I ended up having to use small net cages instead lol.

@Predatorhousepet


----------



## MantisGirl13 (May 9, 2018)

Well at least you had what you needed. Can you send some more pictures of your new nymphs in their new habitats?

- MantisGirl13


----------



## Mantis Lady (May 9, 2018)

What net cages? How do they look like? I would love to see some pics


----------



## MantisGirl13 (May 9, 2018)

Yes! Please do!

- MantisGirl13


----------



## Jessie (May 9, 2018)

@Little Mantis @MantisGirl13

Here's what i have them in for now. the small square one has 2 in it for now. What i might do is get some sticks. Clean them. use the containers i was going to orginally but maybe find a way to cover up some of the holes so its not as easy for them to get out.
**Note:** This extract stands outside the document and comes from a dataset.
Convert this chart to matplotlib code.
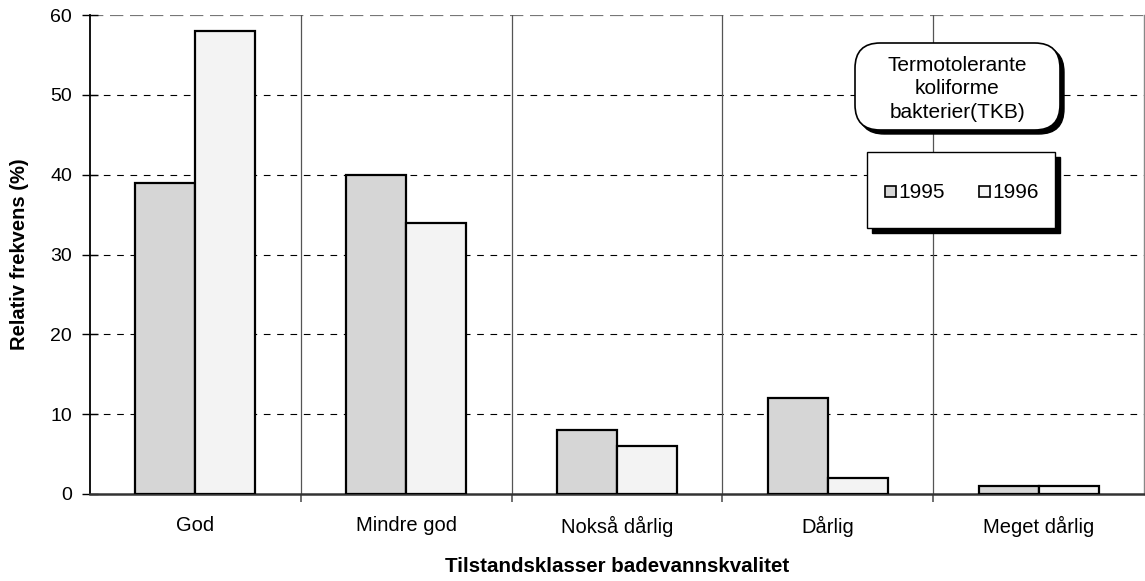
import matplotlib
matplotlib.use("Agg")
import matplotlib.pyplot as plt
import numpy as np
from matplotlib.patches import FancyBboxPatch, Rectangle

plt.rcParams['font.family'] = ['Liberation Sans', 'DejaVu Sans']

categories = ["God", "Mindre god", "Nokså dårlig", "Dårlig", "Meget dårlig"]
years = ["1995", "1996"]
values_1995 = [39, 40, 8, 12, 1]
values_1996 = [58, 34, 6, 2, 1]
yticks = [0, 10, 20, 30, 40, 50, 60]
legend_title = "Termotolerante\nkoliforme\nbakterier(TKB)"

W, H = 1145, 581
fig = plt.figure(figsize=(W / 100, H / 100), dpi=100)
ax = fig.add_axes([90 / W, (H - 494) / H, 1054 / W, 479 / H])

x = np.arange(len(categories))
bw = 0.285
c1995 = "#d6d6d6"
c1996 = "#f3f3f3"
ax.bar(x - bw / 2, values_1995, bw, color=c1995, edgecolor="black", linewidth=1.6, zorder=3)
ax.bar(x + bw / 2, values_1996, bw, color=c1996, edgecolor="black", linewidth=1.6, zorder=3)

ax.set_xlim(-0.5, len(categories) - 0.5)
ax.set_ylim(0, 60)
ax.set_yticks(yticks)
ax.set_yticklabels([str(v) for v in yticks], fontsize=14)
ax.tick_params(axis="y", direction="inout", length=12, width=1, pad=7)

ax.set_xticks(x)
ax.set_xticklabels(categories, fontsize=14.5)
ax.tick_params(axis="x", length=0, pad=16)
seps = np.arange(len(categories) - 1) + 0.5
ax.set_xticks(seps, minor=True)
ax.tick_params(axis="x", which="minor", direction="out", length=6, width=1.2, color="#555555")

for y in yticks[1:-1]:
    ax.axhline(y, color="black", linestyle=(0, (6, 6)), linewidth=0.8, zorder=1)
ax.axhline(60, color="#777777", linestyle=(0, (6, 3)), linewidth=1.6, zorder=1)
for s in seps:
    ax.axvline(s, color="#555555", linewidth=0.9, zorder=1)

ax.spines["top"].set_visible(False)
ax.spines["right"].set_color("#888888")
ax.spines["right"].set_linewidth(1)
ax.spines["left"].set_linewidth(1.3)
ax.spines["bottom"].set_color("#333333")
ax.spines["bottom"].set_linewidth(1.8)

ax.set_ylabel("Relativ frekvens (%)", fontsize=14.5, fontweight="bold")
ax.yaxis.set_label_coords(20 / W, 1 - 254 / H, transform=fig.transFigure)
ax.yaxis.label.set_va("center")
ax.set_xlabel("Tilstandsklasser badevannskvalitet", fontsize=14.8, fontweight="bold")
ax.xaxis.set_label_coords(617 / W, 1 - 567 / H, transform=fig.transFigure)
ax.xaxis.label.set_va("center")


def fx(px):
    return px / W


def fy(py):
    return 1 - py / H

# legend title box (rounded, with shadow)
tb_x0, tb_y0, tb_x1, tb_y1 = 855, 43, 1060, 130
shadow = FancyBboxPatch((fx(tb_x0 + 4), fy(tb_y1 + 4)), fx(tb_x1 - tb_x0), (tb_y1 - tb_y0) / H,
                        boxstyle="round,pad=0,rounding_size=0.022", transform=fig.transFigure,
                        facecolor="black", edgecolor="black", zorder=5, mutation_aspect=W / H)
fig.patches.append(shadow)
tbox = FancyBboxPatch((fx(tb_x0), fy(tb_y1)), fx(tb_x1 - tb_x0), (tb_y1 - tb_y0) / H,
                      boxstyle="round,pad=0,rounding_size=0.022", transform=fig.transFigure,
                      facecolor="white", edgecolor="black", linewidth=1.2, zorder=6,
                      mutation_aspect=W / H)
fig.patches.append(tbox)
fig.text(fx((tb_x0 + tb_x1) / 2), fy(89), legend_title, ha="center", va="center",
         fontsize=15, linespacing=1.3, zorder=7)

# legend box with shadow
lb_x0, lb_y0, lb_x1, lb_y1 = 867, 152, 1055, 228
fig.patches.append(Rectangle((fx(lb_x0 + 5), fy(lb_y1 + 5)), fx(lb_x1 - lb_x0), (lb_y1 - lb_y0) / H,
                             transform=fig.transFigure, facecolor="black", edgecolor="black", zorder=5))
fig.patches.append(Rectangle((fx(lb_x0), fy(lb_y1)), fx(lb_x1 - lb_x0), (lb_y1 - lb_y0) / H,
                             transform=fig.transFigure, facecolor="white", edgecolor="black",
                             linewidth=1, zorder=6))
for (sx, tx), lab, col in zip([(885, 898), (979, 992)], years, [c1995, c1996]):
    fig.patches.append(Rectangle((fx(sx), fy(197)), fx(11), 11 / H, transform=fig.transFigure,
                                 facecolor=col, edgecolor="black", linewidth=1.2, zorder=7))
    fig.text(fx(tx), fy(193), lab, ha="left", va="center", fontsize=15, zorder=7)

fig.savefig("out.png", dpi=100)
Not sure yet.


----------



## Jessie (May 9, 2018)

Got the little containers off ebay 36 bucks for 9.


----------



## Mantis Lady (May 9, 2018)

The net cages looks nice but if they can escscape that isn't good. I use for my nymphs deli cups with a fake flower in it.


----------



## Jessie (May 9, 2018)

They would've escaped for the deili cup. What i decide to do is do a very small slit to put ventilation in. But alot less big then i orginally did. Then i will glue sticks in there.


----------



## Mantis Lady (May 9, 2018)

i use this on the lid, it is a mesh and fruitflies don't escape from it.

it is called Drosogaze


----------



## Jessie (May 9, 2018)

@MantisGirl13@Little Mantis

This is what i did instead.


----------



## Predatorhousepet (May 9, 2018)

I just use deli cups as-is with a standard polyfiber lid for my nymphs.  However, I have also used deli cups that had pinprick sized holes in 2 rows near the very top. If the mantis has special requirements for ventilation then I'd use a popup net cage like the ones you have. But for most mantises you can use the deli cups with the only holes being in the lid. This provides adequate ventilation, you dont need to cut sections out of the cup. Also, I'm curious why did you glue 3 sticks to the lid? Mantises can hang onto the bottom of the lid without anything else being there. When you put sticks in a deli cup it's better to place them vertically so they can climb up to the lid.


----------



## Jessie (May 9, 2018)

These ones need sticks.


----------



## MantisGirl13 (May 10, 2018)

Nice net cages. It sounds like you got a great deal! I hope that you can figure out more permanent enclosures soon!

- MantisGirl13


----------



## Mantis Lady (May 10, 2018)

@Jessie Hope you will find out how to house your babies the best.


----------



## Jessie (May 10, 2018)

@Little Mantis@MantisGirl13

One of the babies molted .


----------



## Mantis Lady (May 10, 2018)

gratz on the molt. Those little ones are molting when not expected


----------



## MantisGirl13 (May 10, 2018)

Nice! I hope that they all have successful molts!

- MantisGirl13


----------



## Jessie (May 10, 2018)

@Little Mantis@MantisGirl13 thanks guys.


----------



## MantisGirl13 (May 10, 2018)

- MantisGirl13


----------